Very freaky ntpd is.

---
Bogdan
From: microsys on
B.Yanchitsky(a)gmail.com wrote:
> On Feb 1, 9:01 pm, kaukasoina708n8s6l...(a)sci.fi (Petri Kaukasoina)
> wrote:
>> It takes a few minutes before the ntpd server at 192.168.0.30 thinks it is
>> syncronized to the local clock. iburst should make it faster. So change it
>> at the server to this:
>>
>> server 127.127.1.0 iburst
>> fudge 127.127.1.0 stratum 11
>
> No effect, there must be minutes passed to obtain the time from the
> server.
> Very freaky ntpd is.
>
> ---
> Bogdan

This site may prove helpful. http://www.ntp.org/

The problem appears to be the clock on the computer you are attempting
to sync to (the reference computer) is too far out of sync and ntpd on
the reference computer is rejecting the call to act as a reference. The
reference computer is simply saying, go away your not even in the same
ball park.

The simple solution is to run, as a cron job, from the command netdate
ip of computer you want to sync to. Of course you do this on the
computer you want to sync up to the time reference.

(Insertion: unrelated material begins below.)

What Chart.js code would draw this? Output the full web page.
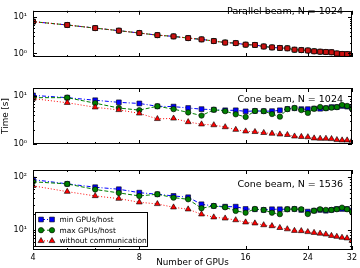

The cron job can be
run every 20 minutes or a longer interval ( say, every hour ) depending
on drift.

Using ntp is much nicer but does require a simple configuration file on
both the reference computer and computers wanting to use it as a
reference. When using ntp it's always a good idea to run {ntpdate ip} of
reference computer on boot up on any computer wanting to get a time
reference. This can be started rc.local.